┌─ Data listing

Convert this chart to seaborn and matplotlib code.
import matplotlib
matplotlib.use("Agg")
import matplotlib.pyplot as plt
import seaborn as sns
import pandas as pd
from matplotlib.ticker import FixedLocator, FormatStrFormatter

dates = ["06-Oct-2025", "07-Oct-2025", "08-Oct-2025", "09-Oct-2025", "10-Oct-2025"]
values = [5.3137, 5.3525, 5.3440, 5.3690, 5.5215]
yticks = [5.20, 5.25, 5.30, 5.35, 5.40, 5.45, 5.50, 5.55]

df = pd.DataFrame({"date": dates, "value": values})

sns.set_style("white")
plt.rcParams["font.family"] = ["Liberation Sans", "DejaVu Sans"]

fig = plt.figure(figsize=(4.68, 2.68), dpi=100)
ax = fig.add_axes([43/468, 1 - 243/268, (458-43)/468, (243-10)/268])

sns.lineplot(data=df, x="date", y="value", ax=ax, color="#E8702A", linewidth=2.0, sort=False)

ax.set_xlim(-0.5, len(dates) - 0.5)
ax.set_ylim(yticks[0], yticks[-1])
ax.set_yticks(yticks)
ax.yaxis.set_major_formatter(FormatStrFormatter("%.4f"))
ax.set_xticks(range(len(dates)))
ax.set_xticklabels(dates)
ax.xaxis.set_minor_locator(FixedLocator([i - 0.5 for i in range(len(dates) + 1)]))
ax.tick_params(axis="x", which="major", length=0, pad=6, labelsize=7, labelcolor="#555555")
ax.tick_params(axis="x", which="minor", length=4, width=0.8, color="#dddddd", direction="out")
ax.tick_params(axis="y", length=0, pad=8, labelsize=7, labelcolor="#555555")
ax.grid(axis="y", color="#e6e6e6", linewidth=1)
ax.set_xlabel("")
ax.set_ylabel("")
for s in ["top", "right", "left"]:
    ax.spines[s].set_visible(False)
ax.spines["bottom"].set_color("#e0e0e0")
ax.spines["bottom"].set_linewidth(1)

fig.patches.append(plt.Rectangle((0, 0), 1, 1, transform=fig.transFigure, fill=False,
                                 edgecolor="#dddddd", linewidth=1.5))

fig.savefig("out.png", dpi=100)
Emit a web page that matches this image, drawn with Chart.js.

└─

● **Task description**: Go through the material above line by line and copy it exactly.

● **Correct response**:
Convert this chart to seaborn and matplotlib code.
import matplotlib
matplotlib.use("Agg")
import matplotlib.pyplot as plt
import seaborn as sns
import pandas as pd
from matplotlib.ticker import FixedLocator, FormatStrFormatter

dates = ["06-Oct-2025", "07-Oct-2025", "08-Oct-2025", "09-Oct-2025", "10-Oct-2025"]
values = [5.3137, 5.3525, 5.3440, 5.3690, 5.5215]
yticks = [5.20, 5.25, 5.30, 5.35, 5.40, 5.45, 5.50, 5.55]

df = pd.DataFrame({"date": dates, "value": values})

sns.set_style("white")
plt.rcParams["font.family"] = ["Liberation Sans", "DejaVu Sans"]

fig = plt.figure(figsize=(4.68, 2.68), dpi=100)
ax = fig.add_axes([43/468, 1 - 243/268, (458-43)/468, (243-10)/268])

sns.lineplot(data=df, x="date", y="value", ax=ax, color="#E8702A", linewidth=2.0, sort=False)

ax.set_xlim(-0.5, len(dates) - 0.5)
ax.set_ylim(yticks[0], yticks[-1])
ax.set_yticks(yticks)
ax.yaxis.set_major_formatter(FormatStrFormatter("%.4f"))
ax.set_xticks(range(len(dates)))
ax.set_xticklabels(dates)
ax.xaxis.set_minor_locator(FixedLocator([i - 0.5 for i in range(len(dates) + 1)]))
ax.tick_params(axis="x", which="major", length=0, pad=6, labelsize=7, labelcolor="#555555")
ax.tick_params(axis="x", which="minor", length=4, width=0.8, color="#dddddd", direction="out")
ax.tick_params(axis="y", length=0, pad=8, labelsize=7, labelcolor="#555555")
ax.grid(axis="y", color="#e6e6e6", linewidth=1)
ax.set_xlabel("")
ax.set_ylabel("")
for s in ["top", "right", "left"]:
    ax.spines[s].set_visible(False)
ax.spines["bottom"].set_color("#e0e0e0")
ax.spines["bottom"].set_linewidth(1)

fig.patches.append(plt.Rectangle((0, 0), 1, 1, transform=fig.transFigure, fill=False,
                                 edgecolor="#dddddd", linewidth=1.5))

fig.savefig("out.png", dpi=100)
Emit a web page that matches this image, drawn with Chart.js.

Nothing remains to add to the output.